What the exercise asks: Calculate how many lines in the following records hold the word "this", and report that number without comment.

Dataset records:
^^^^

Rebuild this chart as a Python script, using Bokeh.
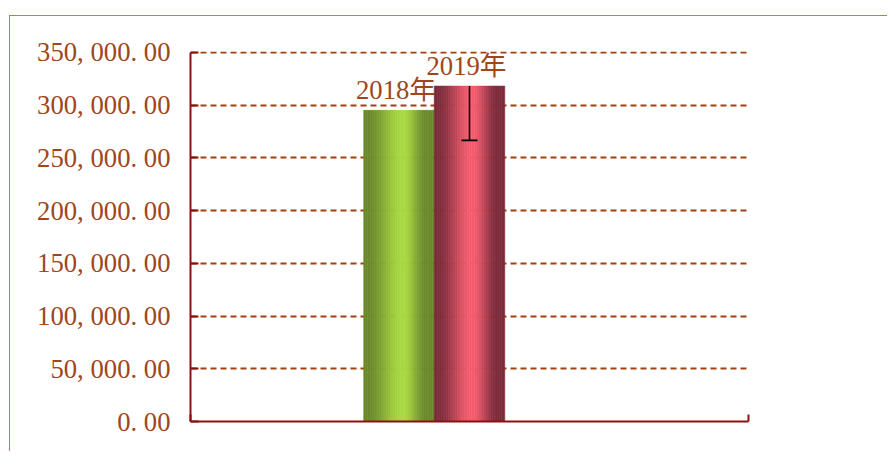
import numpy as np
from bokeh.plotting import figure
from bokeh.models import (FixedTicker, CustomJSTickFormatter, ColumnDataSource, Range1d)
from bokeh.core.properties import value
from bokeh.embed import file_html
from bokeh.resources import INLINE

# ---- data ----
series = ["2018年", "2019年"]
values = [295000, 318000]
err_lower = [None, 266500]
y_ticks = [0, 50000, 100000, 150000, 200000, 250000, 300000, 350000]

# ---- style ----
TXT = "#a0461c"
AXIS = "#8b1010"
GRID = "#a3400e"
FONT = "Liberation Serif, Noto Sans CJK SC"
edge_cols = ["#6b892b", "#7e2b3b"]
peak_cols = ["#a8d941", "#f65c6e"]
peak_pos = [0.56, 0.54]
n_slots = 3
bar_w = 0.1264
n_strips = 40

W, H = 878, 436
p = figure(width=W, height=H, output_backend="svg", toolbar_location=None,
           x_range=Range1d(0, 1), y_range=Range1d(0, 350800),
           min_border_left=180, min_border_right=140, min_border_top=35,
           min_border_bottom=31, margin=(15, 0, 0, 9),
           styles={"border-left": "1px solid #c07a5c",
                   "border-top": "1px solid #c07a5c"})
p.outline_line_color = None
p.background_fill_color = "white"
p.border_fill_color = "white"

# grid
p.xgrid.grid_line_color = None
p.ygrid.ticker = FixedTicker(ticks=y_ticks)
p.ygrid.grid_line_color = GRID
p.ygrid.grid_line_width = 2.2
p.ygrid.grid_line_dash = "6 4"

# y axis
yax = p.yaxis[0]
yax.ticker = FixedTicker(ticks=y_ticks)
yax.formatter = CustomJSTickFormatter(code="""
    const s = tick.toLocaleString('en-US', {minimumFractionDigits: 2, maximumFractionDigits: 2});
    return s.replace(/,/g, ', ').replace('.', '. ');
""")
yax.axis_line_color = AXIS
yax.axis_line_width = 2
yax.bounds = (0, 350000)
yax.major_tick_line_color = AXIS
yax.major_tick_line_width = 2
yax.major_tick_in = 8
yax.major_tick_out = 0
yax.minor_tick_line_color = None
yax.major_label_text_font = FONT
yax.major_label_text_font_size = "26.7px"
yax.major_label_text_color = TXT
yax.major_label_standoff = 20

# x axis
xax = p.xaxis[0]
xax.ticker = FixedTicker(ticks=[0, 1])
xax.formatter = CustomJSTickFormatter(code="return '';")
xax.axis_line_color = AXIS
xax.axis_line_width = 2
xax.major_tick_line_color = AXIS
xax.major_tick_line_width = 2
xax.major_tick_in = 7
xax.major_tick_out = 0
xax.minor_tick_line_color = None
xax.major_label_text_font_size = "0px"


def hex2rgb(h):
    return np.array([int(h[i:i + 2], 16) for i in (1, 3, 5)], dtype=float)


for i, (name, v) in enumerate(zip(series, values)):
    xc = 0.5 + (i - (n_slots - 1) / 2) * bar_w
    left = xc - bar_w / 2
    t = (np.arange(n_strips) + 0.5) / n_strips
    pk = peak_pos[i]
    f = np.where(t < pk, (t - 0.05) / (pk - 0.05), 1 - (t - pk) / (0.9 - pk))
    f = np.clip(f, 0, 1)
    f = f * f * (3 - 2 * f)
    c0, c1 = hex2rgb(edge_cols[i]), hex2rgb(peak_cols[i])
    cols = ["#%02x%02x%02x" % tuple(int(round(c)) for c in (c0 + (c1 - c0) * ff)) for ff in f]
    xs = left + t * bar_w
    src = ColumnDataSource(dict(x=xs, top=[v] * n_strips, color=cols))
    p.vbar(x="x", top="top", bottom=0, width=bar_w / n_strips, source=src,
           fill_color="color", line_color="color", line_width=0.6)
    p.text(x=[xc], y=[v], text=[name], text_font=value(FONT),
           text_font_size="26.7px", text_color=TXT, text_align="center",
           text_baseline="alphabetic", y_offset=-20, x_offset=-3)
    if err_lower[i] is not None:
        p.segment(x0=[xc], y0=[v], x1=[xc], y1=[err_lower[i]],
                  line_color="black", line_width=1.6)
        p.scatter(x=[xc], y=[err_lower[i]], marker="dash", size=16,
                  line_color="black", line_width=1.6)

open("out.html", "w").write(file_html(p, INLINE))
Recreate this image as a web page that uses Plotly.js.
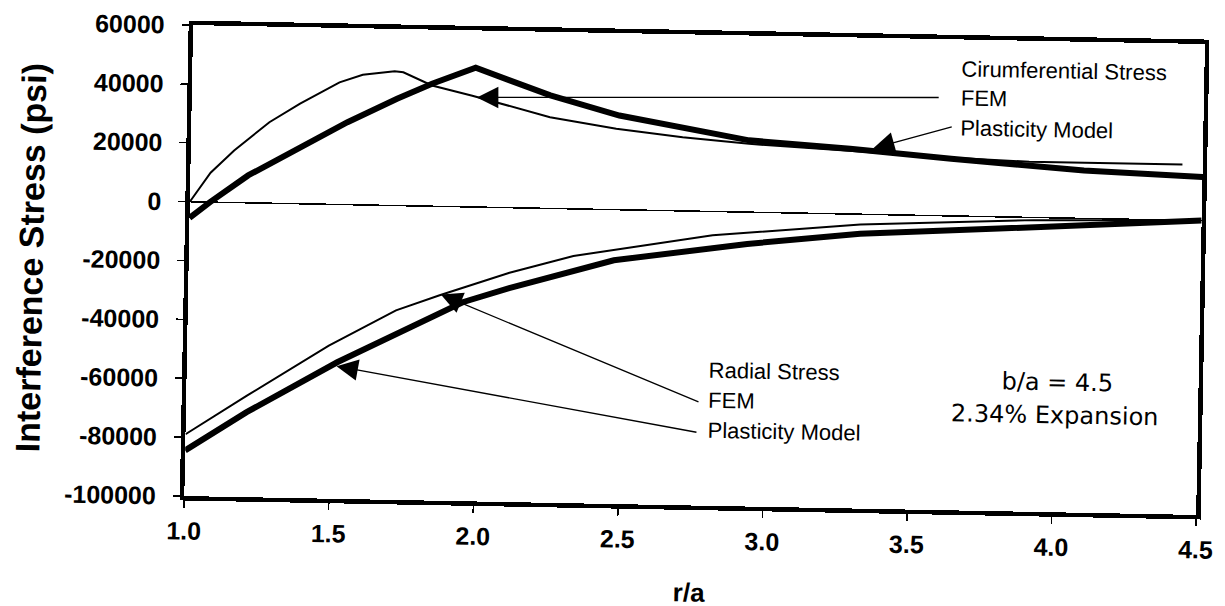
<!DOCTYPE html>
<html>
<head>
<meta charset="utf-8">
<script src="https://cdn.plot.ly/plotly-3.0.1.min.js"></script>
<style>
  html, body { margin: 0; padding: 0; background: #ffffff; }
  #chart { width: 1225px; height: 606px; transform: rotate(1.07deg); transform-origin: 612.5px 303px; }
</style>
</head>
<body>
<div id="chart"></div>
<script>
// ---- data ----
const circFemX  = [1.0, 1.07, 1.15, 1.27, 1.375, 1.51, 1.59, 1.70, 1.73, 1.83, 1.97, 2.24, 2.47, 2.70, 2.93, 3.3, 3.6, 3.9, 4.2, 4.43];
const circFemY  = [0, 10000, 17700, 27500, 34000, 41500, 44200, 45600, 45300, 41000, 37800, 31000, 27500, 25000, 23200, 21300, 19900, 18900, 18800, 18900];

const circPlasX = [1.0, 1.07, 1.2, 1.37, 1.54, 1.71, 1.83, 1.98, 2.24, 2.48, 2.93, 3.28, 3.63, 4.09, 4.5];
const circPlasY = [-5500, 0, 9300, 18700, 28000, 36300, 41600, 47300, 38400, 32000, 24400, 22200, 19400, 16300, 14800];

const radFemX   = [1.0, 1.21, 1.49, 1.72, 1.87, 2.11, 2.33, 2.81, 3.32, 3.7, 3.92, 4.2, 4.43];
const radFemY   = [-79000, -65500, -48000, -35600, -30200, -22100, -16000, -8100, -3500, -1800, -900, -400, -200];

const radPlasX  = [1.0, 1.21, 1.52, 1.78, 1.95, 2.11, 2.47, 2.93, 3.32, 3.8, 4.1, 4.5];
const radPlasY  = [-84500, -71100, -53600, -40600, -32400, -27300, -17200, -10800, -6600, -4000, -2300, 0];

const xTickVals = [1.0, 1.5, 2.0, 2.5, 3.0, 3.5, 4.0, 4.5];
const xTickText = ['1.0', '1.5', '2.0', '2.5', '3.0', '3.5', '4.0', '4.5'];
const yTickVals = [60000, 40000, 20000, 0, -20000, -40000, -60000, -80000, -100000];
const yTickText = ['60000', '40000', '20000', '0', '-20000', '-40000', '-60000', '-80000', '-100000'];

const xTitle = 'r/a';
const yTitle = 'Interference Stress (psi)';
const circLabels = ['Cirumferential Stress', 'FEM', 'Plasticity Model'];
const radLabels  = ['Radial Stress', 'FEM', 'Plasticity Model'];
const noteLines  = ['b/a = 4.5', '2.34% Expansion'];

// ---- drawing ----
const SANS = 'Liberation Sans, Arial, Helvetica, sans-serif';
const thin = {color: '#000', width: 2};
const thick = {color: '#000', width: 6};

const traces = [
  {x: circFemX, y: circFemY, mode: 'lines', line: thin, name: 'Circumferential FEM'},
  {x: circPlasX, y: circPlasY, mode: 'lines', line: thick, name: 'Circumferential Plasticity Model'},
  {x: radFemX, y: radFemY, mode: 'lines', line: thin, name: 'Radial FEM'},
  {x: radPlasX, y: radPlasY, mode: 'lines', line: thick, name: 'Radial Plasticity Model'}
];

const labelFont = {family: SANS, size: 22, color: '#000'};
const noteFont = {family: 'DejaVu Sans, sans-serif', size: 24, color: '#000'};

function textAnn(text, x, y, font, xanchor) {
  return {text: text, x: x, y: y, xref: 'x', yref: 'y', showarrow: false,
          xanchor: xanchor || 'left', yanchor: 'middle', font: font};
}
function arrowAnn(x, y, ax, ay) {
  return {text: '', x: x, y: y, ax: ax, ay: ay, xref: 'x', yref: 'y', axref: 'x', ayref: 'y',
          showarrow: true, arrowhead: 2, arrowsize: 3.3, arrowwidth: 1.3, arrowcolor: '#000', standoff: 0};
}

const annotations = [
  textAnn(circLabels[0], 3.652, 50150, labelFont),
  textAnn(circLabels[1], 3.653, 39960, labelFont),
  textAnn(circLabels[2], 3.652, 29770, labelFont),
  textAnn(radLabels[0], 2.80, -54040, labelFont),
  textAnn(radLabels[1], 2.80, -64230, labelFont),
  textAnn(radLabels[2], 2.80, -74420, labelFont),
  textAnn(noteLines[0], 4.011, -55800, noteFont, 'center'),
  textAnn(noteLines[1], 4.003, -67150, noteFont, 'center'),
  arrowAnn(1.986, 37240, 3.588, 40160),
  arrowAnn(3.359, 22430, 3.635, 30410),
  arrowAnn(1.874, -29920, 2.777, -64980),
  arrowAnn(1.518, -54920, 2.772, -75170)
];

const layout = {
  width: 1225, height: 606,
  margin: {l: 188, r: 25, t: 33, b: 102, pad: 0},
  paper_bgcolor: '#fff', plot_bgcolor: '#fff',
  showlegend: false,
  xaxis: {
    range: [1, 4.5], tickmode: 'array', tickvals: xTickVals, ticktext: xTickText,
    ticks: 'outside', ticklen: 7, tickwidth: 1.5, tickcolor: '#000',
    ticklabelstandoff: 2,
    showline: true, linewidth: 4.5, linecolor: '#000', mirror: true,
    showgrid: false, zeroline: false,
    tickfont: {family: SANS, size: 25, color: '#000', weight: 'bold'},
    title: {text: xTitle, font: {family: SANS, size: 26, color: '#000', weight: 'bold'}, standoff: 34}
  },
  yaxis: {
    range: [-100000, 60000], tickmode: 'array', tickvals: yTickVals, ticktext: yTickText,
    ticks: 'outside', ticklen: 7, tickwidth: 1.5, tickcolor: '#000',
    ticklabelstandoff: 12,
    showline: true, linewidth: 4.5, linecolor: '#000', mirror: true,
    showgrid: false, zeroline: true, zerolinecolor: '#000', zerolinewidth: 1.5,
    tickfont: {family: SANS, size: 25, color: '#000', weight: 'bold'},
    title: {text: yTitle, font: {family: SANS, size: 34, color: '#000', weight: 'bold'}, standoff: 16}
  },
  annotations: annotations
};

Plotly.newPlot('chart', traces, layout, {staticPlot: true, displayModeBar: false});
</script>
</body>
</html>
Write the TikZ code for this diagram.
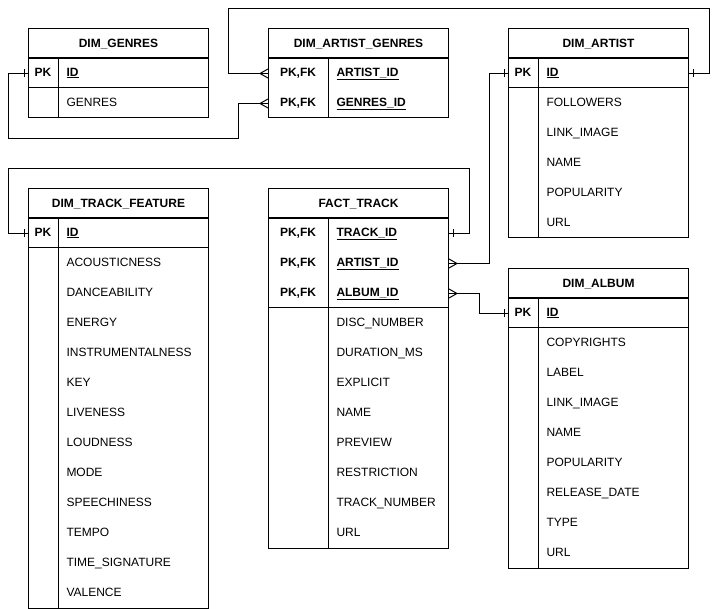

^^^^

Full response: 3